Avant lui, Najat Vallaud-Belkacem a envisagé la fin des ELCO, remplacés par les Enseignements internationaux de langues étrangères qui incluent l’arabe. Dans son discours relatif à la loi sur le séparatisme, le président Emmanuel Macron a récupéré l’idée d’un point de vue plus sécuritaire, avec l’optique de combattre l’apprentissage de l’arabe dans les circuits associatifs et religieux.

Mais si le projet est mis en œuvre, la problématique pourrait rapidement se poser en matière d’effectif, à court terme, si cela va de paire avec l’impératif que les enseignants soient formés en France, souligne pour sa part Farid El Asri. D’un point de vue plus pédagogique et plus ouvert sur l’international, il défend ainsi une sortie de ces clivages en redonnant à l’arabe toute sa valeur linguistique, littéraire et culturelle, au même titre que les langues internationales adoptée par l’ONU et dont elle fait partie.

Farid El Asri plaide, dans ce sens, pour une structuration d’un enseignement sanctionné par un examen de niveau, au même titre que cela se fait pour l’anglais.
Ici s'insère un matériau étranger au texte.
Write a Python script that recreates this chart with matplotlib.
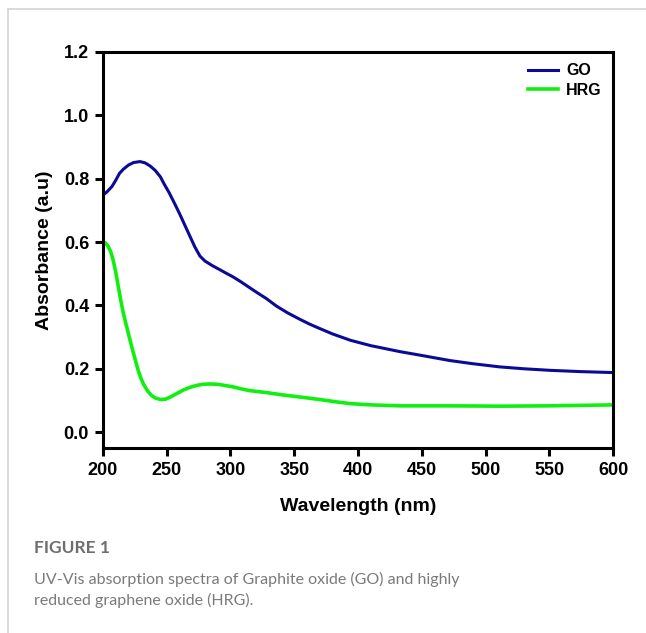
import matplotlib
matplotlib.use('Agg')
import matplotlib.pyplot as plt
from matplotlib.lines import Line2D

# GO spectrum
go_wl = [200, 203, 207, 210, 213, 216, 220, 224, 229, 233, 237, 241, 245,
         248, 252, 256, 260, 264, 268, 272, 276, 280, 286, 292, 296, 302,
         308, 315, 321, 328, 336, 345, 354, 362, 370, 380, 394, 410, 433,
         450, 472, 490, 511, 530, 551, 575, 600]
go_abs = [0.748, 0.758, 0.775, 0.795, 0.817, 0.830, 0.843, 0.851, 0.854,
          0.850, 0.840, 0.826, 0.806, 0.783, 0.755, 0.723, 0.690, 0.655,
          0.620, 0.585, 0.556, 0.540, 0.525, 0.512, 0.503, 0.490, 0.475,
          0.456, 0.440, 0.422, 0.398, 0.376, 0.357, 0.341, 0.327, 0.310,
          0.290, 0.273, 0.254, 0.242, 0.226, 0.216, 0.206, 0.200, 0.195,
          0.191, 0.188]

# HRG spectrum
hrg_wl = [200, 202, 204, 206, 208, 210, 212, 214, 216, 218, 220, 222, 224,
          226, 228, 230, 232, 235, 238, 241, 245, 249, 253, 258, 263, 268,
          273, 278, 284, 290, 296, 302, 308, 315, 328, 340, 354, 370, 382,
          394, 410, 433, 450, 472, 511, 550, 600]
hrg_abs = [0.601, 0.597, 0.587, 0.570, 0.543, 0.505, 0.460, 0.415, 0.375,
           0.342, 0.310, 0.278, 0.248, 0.218, 0.190, 0.168, 0.150, 0.130,
           0.116, 0.108, 0.103, 0.104, 0.111, 0.122, 0.133, 0.141, 0.147,
           0.151, 0.152, 0.151, 0.147, 0.143, 0.137, 0.131, 0.125, 0.118,
           0.111, 0.103, 0.096, 0.090, 0.086, 0.083, 0.083, 0.083, 0.082,
           0.083, 0.086]

x_ticks = [200, 250, 300, 350, 400, 450, 500, 550, 600]
y_ticks = [0.0, 0.2, 0.4, 0.6, 0.8, 1.0, 1.2]

plt.rcParams['font.family'] = ['Liberation Sans', 'DejaVu Sans']

fig = plt.figure(figsize=(6.46, 6.33), dpi=100)
ax = fig.add_axes([0.1594, 0.2923, 0.7896, 0.6256])

ax.plot(go_wl, go_abs, color='#0a0a96', lw=2.2, label='GO')
ax.plot(hrg_wl, hrg_abs, color='#10f010', lw=2.6, label='HRG')

ax.set_xlim(200, 600)
ax.set_ylim(-0.05, 1.2)
ax.set_xticks(x_ticks)
ax.set_yticks(y_ticks)
ax.set_xticklabels([str(v) for v in x_ticks])
ax.set_yticklabels(['%.1f' % v for v in y_ticks])
for s in ax.spines.values():
    s.set_linewidth(2.2)
ax.tick_params(width=2.2, length=6, labelsize=13, pad=4)
for lab in ax.get_xticklabels() + ax.get_yticklabels():
    lab.set_fontweight('bold')

ax.set_xlabel('Wavelength (nm)', fontsize=14, fontweight='bold', labelpad=14)
ax.set_ylabel('Absorbance (a.u)', fontsize=14, fontweight='bold', labelpad=8)

leg = ax.legend(loc='upper right', frameon=False, handlelength=1.9,
                prop={'weight': 'bold', 'size': 11.5}, borderaxespad=0.3,
                labelspacing=0.3, handletextpad=0.5)

# card border (top and left)
fig.add_artist(Line2D([8 / 646, 1], [1 - 9 / 633, 1 - 9 / 633], color='#d4d4d4', lw=1.2))
fig.add_artist(Line2D([8 / 646, 8 / 646], [0, 1 - 9 / 633], color='#d4d4d4', lw=1.2))

fig.text(34 / 646, 1 - 548 / 633, 'FIGURE 1', fontsize=12.5, fontweight='bold',
         color='#6e6e6e', family='Lato', va='center')
fig.text(34 / 646, 1 - 590 / 633,
         'UV-Vis absorption spectra of Graphite oxide (GO) and highly\n'
         'reduced graphene oxide (HRG).',
         fontsize=11.5, color='#7a7a7a', family='Lato', va='center',
         linespacing=1.5)

fig.savefig('out.png', dpi=100)
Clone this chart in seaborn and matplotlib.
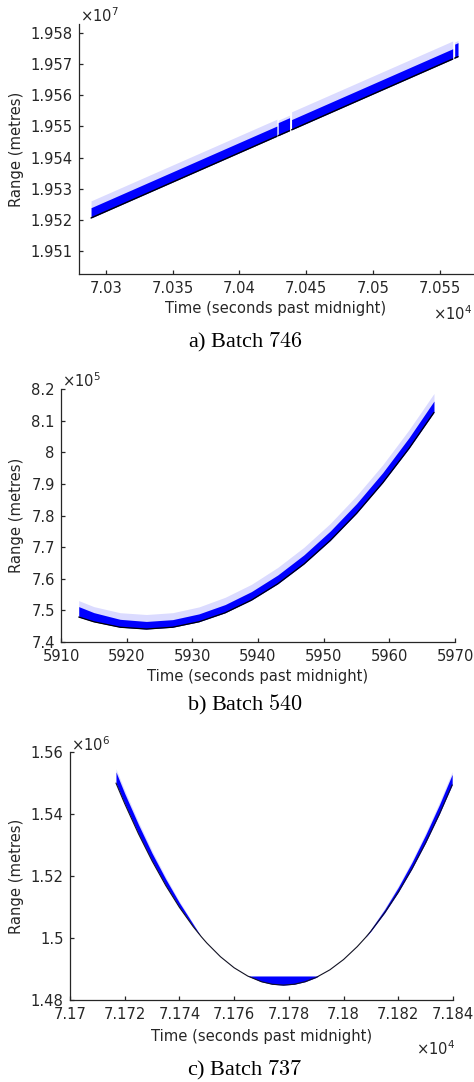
import numpy as np
import matplotlib
matplotlib.use("Agg")
import matplotlib.pyplot as plt
import seaborn as sns

# ---------------- data ----------------
# Panel a) Batch 746 : contiguous segments of the range track (gaps in between)
a_seg_t0 = [70289.0, 70429.0, 70439.0, 70561.0]          # s
a_seg_t1 = [70428.0, 70437.5, 70559.5, 70563.5]          # s
a_seg_r0 = [19520600, 19547020, 19548900, 19571930]      # m (lower edge)
a_seg_r1 = [19546830, 19548620, 19571640, 19572400]      # m (lower edge)
a_dense = [3300, 4200, 3300, 4500]                       # m, dense point band above the edge
a_fringe = [5500, 5000, 5800, 5200]                      # m, sparse outliers reach
a_xticks = [70300, 70350, 70400, 70450, 70500, 70550]
a_yticks = [19510000, 19520000, 19530000, 19540000, 19550000, 19560000, 19570000, 19580000]

# Panel b) Batch 540
b_time = [5912.7, 5915, 5919, 5923, 5927, 5931, 5935, 5939, 5943, 5947, 5951, 5955,
          5959, 5963, 5966.8]
b_range = [747890, 746390, 744670, 744100, 744670, 746390, 749240, 753240, 758380,
           764660, 772090, 780660, 790370, 801220, 812590]
b_dense = [3300, 2900, 2500, 2400, 2400, 2500, 2600, 2700, 2800, 2900, 3000, 3100,
           3200, 3400, 3600]
b_fringe = [5200, 4800, 4600, 4600, 4600, 4700, 4900, 5000, 5200, 5300, 5400, 5600,
            5700, 5900, 6000]
b_xticks = [5910, 5920, 5930, 5940, 5950, 5960, 5970]
b_yticks = [740000, 750000, 760000, 770000, 780000, 790000, 800000, 810000, 820000]

# Panel c) Batch 737
c_time = [71716.8, 71720, 71725, 71730, 71735, 71740, 71745, 71748, 71750, 71755,
          71760, 71765, 71770, 71774, 71778, 71782, 71786, 71790, 71795, 71800,
          71805, 71808, 71810, 71815, 71820, 71825, 71830, 71835, 71839.7]
c_range = [1549980, 1543330, 1533660, 1524860, 1516930, 1509880, 1503700, 1500410,
           1498390, 1493960, 1490390, 1487710, 1485890, 1485070, 1484800, 1485080,
           1485910, 1487280, 1489740, 1493060, 1497220, 1500120, 1502220, 1508080,
           1514770, 1522310, 1530700, 1539930, 1549380]
c_dense = [3600, 3300, 3000, 2500, 2100, 1500, 800, 0, 0, 0, 0, 0, 0, 0, 0, 0, 0, 0,
           0, 0, 0, 0, 600, 1100, 1600, 2100, 2600, 3000, 3400]
c_fringe = [4600, 4300, 3900, 3300, 2800, 2000, 1100, 0, 0, 0, 0, 0, 0, 0, 0, 0, 0,
            0, 0, 0, 0, 0, 800, 1500, 2100, 2700, 3300, 3800, 4300]
c_floor = 1487750                                         # m, flat cut of the point cloud
c_xticks = [71700, 71720, 71740, 71760, 71780, 71800, 71820, 71840]
c_yticks = [1480000, 1500000, 1520000, 1540000, 1560000]

captions = ["a) Batch $746$", "b) Batch $540$", "c) Batch $737$"]

# ---------------- style ----------------
sns.set_style("ticks")
plt.rcParams["font.family"] = ["DejaVu Sans"]
TXT = "#262626"
BLUE = "#0000ff"
FS = 10.6

W, H = 474, 1082
fig = plt.figure(figsize=(W / 100, H / 100), dpi=100)


def box(l, r, t, b):
    return [l / W, 1 - b / H, (r - l) / W, (b - t) / H]


def style_axis(ax, xticks, xlab, yticks, ylab, xlim, ylim):
    ax.set_xlim(*xlim)
    ax.set_ylim(*ylim)
    ax.set_xticks(xticks)
    ax.set_xticklabels(xlab)
    ax.set_yticks(yticks)
    ax.set_yticklabels(ylab)
    for s in ["top", "right"]:
        ax.spines[s].set_visible(False)
    for s in ["left", "bottom"]:
        ax.spines[s].set_color(TXT)
        ax.spines[s].set_linewidth(0.9)
    ax.tick_params(direction="in", length=3.2, width=0.9, colors=TXT, labelsize=FS)
    ax.tick_params(axis="x", pad=5.0)
    ax.tick_params(axis="y", pad=4.5)
    ax.set_xlabel("")
    ax.set_ylabel("")
    ax.grid(False)


def fig_text(x, y, s, **kw):
    fig.text(x / W, 1 - y / H, s, **kw)


def band(ax, t, r, dense, fringe, lc="black", lw=0.8):
    t = np.asarray(t, dtype=float)
    r = np.asarray(r, dtype=float)
    d = np.asarray(dense, dtype=float)
    f = np.asarray(fringe, dtype=float)
    ax.fill_between(t, r + d * 0.9, r + f, color=BLUE, alpha=0.14, lw=0)
    ax.fill_between(t, r, r + d, color=BLUE, lw=0)
    sns.lineplot(x=t, y=r, ax=ax, color=lc, lw=lw, sort=False, estimator=None)


# ---------------- panel a ----------------
axa = fig.add_axes(box(79, 473.4, 24, 274))
for t0, t1, r0, r1, d, f in zip(a_seg_t0, a_seg_t1, a_seg_r0, a_seg_r1, a_dense, a_fringe):
    band(axa, [t0, t1], [r0, r1], [d, d], [f, f], lw=1.0)
style_axis(axa, a_xticks, [f"{v / 1e4:g}" for v in a_xticks],
           a_yticks, [f"{v / 1e7:g}" for v in a_yticks],
           (70280, 70575), (19502610, 19582890))

# ---------------- panel b ----------------
axb = fig.add_axes(box(61, 455, 389, 642))
band(axb, b_time, b_range, b_dense, b_fringe, lw=0.9)
style_axis(axb, b_xticks, [f"{v:g}" for v in b_xticks],
           b_yticks, [f"{v / 1e5:g}" for v in b_yticks],
           (5910, 5970), (740000, 820000))

# ---------------- panel c ----------------
axc = fig.add_axes(box(70, 453, 752, 1000))
ct = np.array(c_time)
cr = np.array(c_range, dtype=float)
axc.fill_between(ct, cr, c_floor, where=cr < c_floor, interpolate=True, color=BLUE, lw=0)
band(axc, c_time, c_range, c_dense, c_fringe, lc="#111122", lw=0.8)
style_axis(axc, c_xticks, [f"{v / 1e4:g}" for v in c_xticks],
           c_yticks, [f"{v / 1e6:g}" for v in c_yticks],
           (71700, 71840), (1480000, 1560000))

# ---------------- texts ----------------
lab_kw = dict(color=TXT, fontsize=FS)
fig_text(17, 149, "Range (metres)", rotation=90, ha="center", va="center", **lab_kw)
fig_text(17, 515, "Range (metres)", rotation=90, ha="center", va="center", **lab_kw)
fig_text(17, 876, "Range (metres)", rotation=90, ha="center", va="center", **lab_kw)

fig_text(276, 309, "Time (seconds past midnight)", ha="center", va="center", **lab_kw)
fig_text(258, 677, "Time (seconds past midnight)", ha="center", va="center", **lab_kw)
fig_text(262, 1037, "Time (seconds past midnight)", ha="center", va="center", **lab_kw)

mult_kw = dict(color=TXT, fontsize=FS, math_fontfamily="dejavusans")
fig_text(80, 16, r"$\times10^{7}$", ha="left", va="center", **mult_kw)
fig_text(472, 314, r"$\times10^{4}$", ha="right", va="center", **mult_kw)
fig_text(62, 381, r"$\times10^{5}$", ha="left", va="center", **mult_kw)
fig_text(71, 745, r"$\times10^{6}$", ha="left", va="center", **mult_kw)
fig_text(416, 1049, r"$\times10^{4}$", ha="left", va="center", **mult_kw)

cap_kw = dict(color="black", fontsize=16, family="Liberation Serif", math_fontfamily="cm",
              ha="center", va="center")
fig_text(245, 342, captions[0], **cap_kw)
fig_text(245, 705, captions[1], **cap_kw)
fig_text(245, 1070, captions[2], **cap_kw)

fig.savefig("out.png", dpi=100, facecolor="white")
Il s’agit d’«encourager les élèves à améliorer leur niveau et à se projeter dans une dynamique plus internationale, en donnant plus d’envergure» à un apprentissage qui dépasse les aspects usuels et communicationnels basiques de la langue.

«Mon constat part d’une réalité de terrain, pour dépassionner le débat sur l’enjeu sécuritaire et identitaire, qui pointe une fusion entre la langue arabe, les origines religieuses ou de pays étrangers.»Farid El Asri

Il s’agit, pour le chercheur, de «réfléchir d’un point de vue didactique et pédagogique afin d’objectiver les attentes». «La langue arabe est une langue très riche, qui mérite plus de considérations que ce qu’elle a aujourd’hui», a-t-il souligné.